Może nam się wydawać, że nadanie dziecku imienia wynika z faktu, że oto narodził się nowy człowiek, którego – mówiąc kolokwialnie – należy jakoś nazwać. I tak i nie! Odrywając każde nowe życie od wiary katolickiej można by tak sądzić. W takim przypadku właściwie nie ma znaczenia jak czy jakim imieniem czy „nazwą” kogoś obdarzymy. Można pójść za modą, tą serialową także, za pięknym brzmieniem imienia lub jego zdrobnieniem. W czasach komunizmu nadawano dzieciom w krajach bloku wschodniego imiona, czy raczej nazwy m.in. takie: Stalina – dla dziewczynki, Traktor - chłopcu, a bliźniakom Rewo i Lucja, aby móc pięknie zawołać po nie z okna kuchennego: „RewoLucja”.

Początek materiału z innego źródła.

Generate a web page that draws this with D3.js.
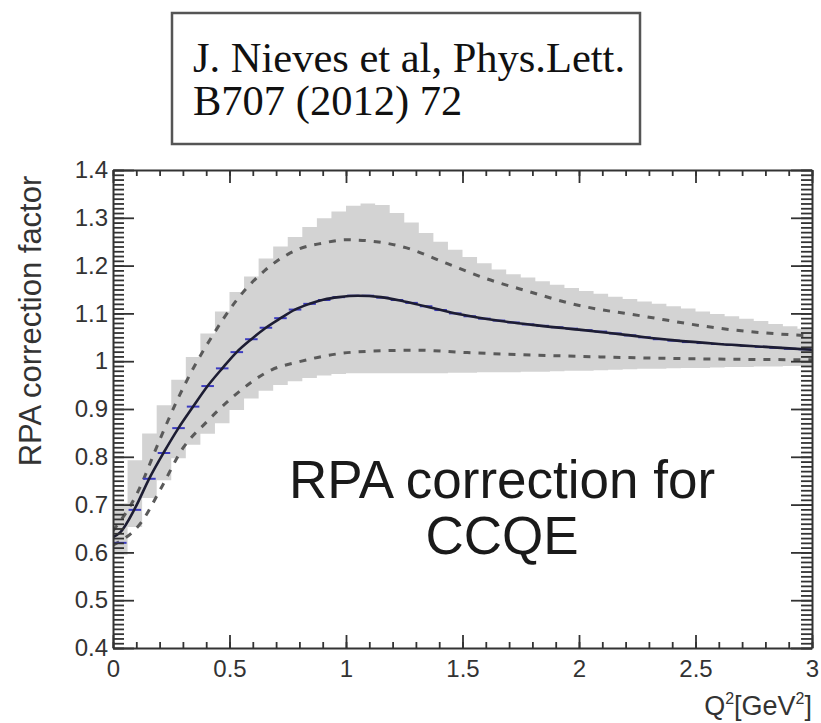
<!DOCTYPE html>
<html>
<head>
<meta charset="utf-8">
<script src="https://cdn.jsdelivr.net/npm/d3@7"></script>
<style>
  html, body { margin: 0; padding: 0; background: #fff; }
  svg { display: block; }
</style>
</head>
<body>
<div id="chart"></div>
<script>
// ---------------- data ----------------
const titleLines = ["J. Nieves et al, Phys.Lett.", "B707 (2012) 72"];
const noteLines = ["RPA correction for", "CCQE"];
const yTitle = "RPA correction factor";

const xDomain = [0, 3];
const yDomain = [0.4, 1.4];
const xTicks = [0, 0.5, 1, 1.5, 2, 2.5, 3];
const xTickLabels = ["0", "0.5", "1", "1.5", "2", "2.5", "3"];
const yTicks = [0.4, 0.5, 0.6, 0.7, 0.8, 0.9, 1.0, 1.1, 1.2, 1.3, 1.4];
const yTickLabels = ["0.4", "0.5", "0.6", "0.7", "0.8", "0.9", "1", "1.1", "1.2", "1.3", "1.4"];

const nBins = 48;
// grey uncertainty band (histogram, one value per bin)
const bandLower = [0.595, 0.653, 0.714, 0.751, 0.797, 0.825, 0.848, 0.87, 0.898, 0.922,
  0.938, 0.95, 0.958, 0.965, 0.97, 0.973, 0.975, 0.975, 0.975, 0.975,
  0.975, 0.975, 0.975, 0.976, 0.976, 0.977, 0.977, 0.977, 0.978, 0.978,
  0.979, 0.98, 0.98, 0.981, 0.982, 0.983, 0.984, 0.984, 0.985, 0.986,
  0.986, 0.987, 0.988, 0.988, 0.989, 0.989, 0.99, 0.99];
const bandUpper = [0.703, 0.793, 0.849, 0.908, 0.961, 1.009, 1.058, 1.104, 1.145, 1.177,
  1.215, 1.24, 1.26, 1.281, 1.299, 1.313, 1.325, 1.33, 1.327, 1.31,
  1.29, 1.268, 1.25, 1.233, 1.218, 1.205, 1.192, 1.182, 1.175, 1.167,
  1.16, 1.153, 1.147, 1.141, 1.135, 1.13, 1.125, 1.12, 1.115, 1.11,
  1.104, 1.099, 1.094, 1.089, 1.084, 1.078, 1.073, 1.068];
// blue central histogram (one value per bin)
const histCentral = [0.62, 0.689, 0.754, 0.808, 0.86, 0.905, 0.948, 0.985, 1.019, 1.046,
  1.07, 1.09, 1.108, 1.12, 1.128, 1.134, 1.137, 1.137, 1.133, 1.128,
  1.122, 1.115, 1.107, 1.10, 1.094, 1.089, 1.085, 1.081, 1.077, 1.074,
  1.071, 1.068, 1.065, 1.062, 1.058, 1.054, 1.05, 1.046, 1.043, 1.04,
  1.038, 1.036, 1.034, 1.032, 1.03, 1.028, 1.026, 1.025];

// solid central curve
const lineQ = [0, 0.031, 0.094, 0.156, 0.219, 0.281, 0.344, 0.406, 0.469, 0.531, 0.594, 0.656,
  0.719, 0.781, 0.844, 0.906, 0.969, 1.05, 1.15, 1.25, 1.4, 1.5, 1.65, 1.8, 2.0, 2.2, 2.4, 2.6, 2.8, 3.0];
const lineVal = [0.632, 0.642, 0.692, 0.755, 0.81, 0.86, 0.905, 0.948, 0.985, 1.019, 1.046, 1.07,
  1.09, 1.108, 1.12, 1.129, 1.134, 1.137, 1.134, 1.125, 1.108, 1.097, 1.085, 1.076, 1.066, 1.055, 1.044, 1.036, 1.03, 1.024];

// dashed upper curve
const upperQ = [0, 0.1, 0.2, 0.275, 0.35, 0.424, 0.531, 0.652, 0.8, 0.9, 1.0, 1.13, 1.26, 1.43, 1.6, 1.79, 1.97, 2.29, 2.6, 2.92, 3.0];
const upperVal = [0.645, 0.72, 0.835, 0.918, 0.99, 1.051, 1.128, 1.19, 1.235, 1.247, 1.254, 1.25, 1.237, 1.205, 1.173, 1.145, 1.12, 1.093, 1.069, 1.055, 1.053];

// dashed lower curve
const lowerQ = [0, 0.123, 0.209, 0.3, 0.4, 0.516, 0.681, 0.8, 0.99, 1.17, 1.3, 1.52, 1.8, 2.09, 2.5, 3.0];
const lowerVal = [0.615, 0.664, 0.737, 0.818, 0.872, 0.926, 0.982, 0.999, 1.017, 1.022, 1.023, 1.018, 1.013, 1.009, 1.005, 1.003];

// ---------------- layout ----------------
const W = 821, H = 723;
const plot = { left: 113, right: 812, top: 170, bottom: 648 };
const sans = "'Liberation Sans', Arial, Helvetica, sans-serif";
const serif = "'Liberation Serif', 'Times New Roman', Times, serif";
const axisColor = "#333";

const svg = d3.select("#chart").append("svg")
  .attr("width", W).attr("height", H)
  .attr("viewBox", `0 0 ${W} ${H}`);

const x = d3.scaleLinear().domain(xDomain).range([plot.left, plot.right]);
const y = d3.scaleLinear().domain(yDomain).range([plot.bottom, plot.top]);

svg.append("defs").append("clipPath").attr("id", "clip")
  .append("rect")
  .attr("x", plot.left).attr("y", plot.top)
  .attr("width", plot.right - plot.left).attr("height", plot.bottom - plot.top);

const g = svg.append("g").attr("clip-path", "url(#clip)");

// band
const binW = (xDomain[1] - xDomain[0]) / nBins;
const bandPts = [];
d3.range(nBins).forEach(i => {
  const lo = xDomain[0] + i * binW, hi = lo + binW;
  bandPts.push({ q: lo, l: bandLower[i], u: bandUpper[i] });
  bandPts.push({ q: hi, l: bandLower[i], u: bandUpper[i] });
});
g.append("path")
  .datum(bandPts)
  .attr("fill", "#d3d3d3")
  .attr("stroke", "none")
  .attr("d", d3.area().x(d => x(d.q)).y0(d => y(d.l)).y1(d => y(d.u)));

// dashed curves
const lineGen = d3.line().x(d => x(d[0])).y(d => y(d[1])).curve(d3.curveMonotoneX);
[[upperQ, upperVal], [lowerQ, lowerVal]].forEach(([qs, vs]) => {
  g.append("path")
    .datum(qs.map((q, i) => [q, vs[i]]))
    .attr("fill", "none")
    .attr("stroke", "#5a5a5a")
    .attr("stroke-width", 3)
    .attr("stroke-dasharray", "7,8")
    .attr("d", lineGen);
});

// blue histogram segments
g.append("g").selectAll("line")
  .data(histCentral)
  .join("line")
  .attr("x1", (d, i) => x(xDomain[0] + i * binW) + 1)
  .attr("x2", (d, i) => x(xDomain[0] + (i + 1) * binW) - 1)
  .attr("y1", d => y(d))
  .attr("y2", d => y(d))
  .attr("stroke", "#3c3cc0")
  .attr("stroke-width", 2);

// solid central line
g.append("path")
  .datum(lineQ.map((q, i) => [q, lineVal[i]]))
  .attr("fill", "none")
  .attr("stroke", "#1d1d33")
  .attr("stroke-width", 2.6)
  .attr("d", lineGen);

// ---------------- axes ----------------
const xMinor = d3.range(0, 3.0001, 0.1).map(v => +v.toFixed(2));
const yMinor = d3.range(0.4, 1.4001, 0.01).map(v => +v.toFixed(3));

function styleAxis(sel) {
  sel.selectAll("path.domain").attr("stroke", axisColor).attr("stroke-width", 2);
  sel.selectAll(".tick line").attr("stroke", axisColor).attr("stroke-width", 1.8);
  sel.selectAll(".tick text").attr("fill", "#333").attr("font-family", sans).attr("font-size", 24);
}

// bottom
svg.append("g").attr("transform", `translate(0,${plot.bottom})`)
  .call(d3.axisBottom(x).tickValues(xMinor).tickFormat("").tickSizeInner(-6).tickSizeOuter(0))
  .call(styleAxis);
svg.append("g").attr("transform", `translate(0,${plot.bottom})`)
  .call(d3.axisBottom(x).tickValues(xTicks).tickFormat((d, i) => xTickLabels[i])
    .tickSizeInner(-13).tickSizeOuter(0).tickPadding(12))
  .call(styleAxis)
  .call(s => s.select("path.domain").remove());
// top
svg.append("g").attr("transform", `translate(0,${plot.top})`)
  .call(d3.axisTop(x).tickValues(xMinor).tickFormat("").tickSizeInner(-6).tickSizeOuter(0))
  .call(styleAxis);
svg.append("g").attr("transform", `translate(0,${plot.top})`)
  .call(d3.axisTop(x).tickValues(xTicks).tickFormat("").tickSizeInner(-13).tickSizeOuter(0))
  .call(styleAxis)
  .call(s => s.select("path.domain").remove());
// left
svg.append("g").attr("transform", `translate(${plot.left},0)`)
  .call(d3.axisLeft(y).tickValues(yMinor).tickFormat("").tickSizeInner(-11).tickSizeOuter(0))
  .call(styleAxis);
svg.append("g").attr("transform", `translate(${plot.left},0)`)
  .call(d3.axisLeft(y).tickValues(yTicks).tickFormat((d, i) => yTickLabels[i])
    .tickSizeInner(-21).tickSizeOuter(0).tickPadding(5))
  .call(styleAxis)
  .call(s => s.select("path.domain").remove());
// right
svg.append("g").attr("transform", `translate(${plot.right},0)`)
  .call(d3.axisRight(y).tickValues(yMinor).tickFormat("").tickSizeInner(-11).tickSizeOuter(0))
  .call(styleAxis);
svg.append("g").attr("transform", `translate(${plot.right},0)`)
  .call(d3.axisRight(y).tickValues(yTicks).tickFormat("").tickSizeInner(-21).tickSizeOuter(0))
  .call(styleAxis)
  .call(s => s.select("path.domain").remove());

// axis titles
svg.append("text")
  .attr("transform", `translate(41,321) rotate(-90)`)
  .attr("text-anchor", "middle")
  .attr("font-family", sans).attr("font-size", 31).attr("fill", "#333")
  .text(yTitle);

const xt = svg.append("text")
  .attr("x", plot.right).attr("y", 715)
  .attr("text-anchor", "end")
  .attr("font-family", sans).attr("font-size", 27).attr("fill", "#333");
xt.append("tspan").text("Q");
xt.append("tspan").attr("font-size", 16).attr("dy", -11).text("2");
xt.append("tspan").attr("dy", 11).text("[GeV");
xt.append("tspan").attr("font-size", 16).attr("dy", -11).text("2");
xt.append("tspan").attr("dy", 11).text("]");

// annotation (two lines)
noteLines.forEach((t, i) => {
  svg.append("text")
    .attr("text-anchor", "middle")
    .attr("font-family", sans).attr("font-size", 53).attr("fill", "#1a1a1a")
    .attr("x", 502).attr("y", 498 + i * 56)
    .text(t);
});

// title box
svg.append("rect")
  .attr("x", 172).attr("y", 13).attr("width", 468).attr("height", 131)
  .attr("fill", "#fff").attr("stroke", "#555").attr("stroke-width", 2.5);
titleLines.forEach((t, i) => {
  svg.append("text")
    .attr("font-family", serif).attr("font-size", 42.5).attr("fill", "#111")
    .attr("x", 193).attr("y", 72 + i * 43)
    .text(t);
});
</script>
</body>
</html>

Istnieją również pewne tradycje rodzinne, że najstarszemu synowi nadaje się imię ojca, a córce matki – choć to rzadziej. I tak, np. syn jest Stanisław, ojciec, dziadek, pradziadek itd. Noszą to samo imię. Ciekawa i godna poszanowania jest taka praktyka pod warunkiem, że w imieniu nie tylko przemawiają do człowieka jego przodkowie, ale konkretna osoba święta, zbawiona. Choć imię nowo narodzonego dziecka należy zgłosić jak najrychlej do USC, to jednak faktycznie dniem nadania imienia jest moment sakramentu chrztu św. W chrześcijaństwie, idąc za tradycją żydowską, nadanie bądź zmiana imienia wiąże się z nadaniem przez Boga misji, powołania. We chrzcie Chrystus powołuje każdego do nowego życia w Nim, dziecko staje się dzieckiem Bożym zaproszonym do dziedziczenia Nieba, życia wiecznego. Stąd bardzo ważne jest, wymagające zastanowienia, aby rodzice będący dla dziecka zastępcami samego Pana Boga zatroszczyli się o godne, wartościowe imię.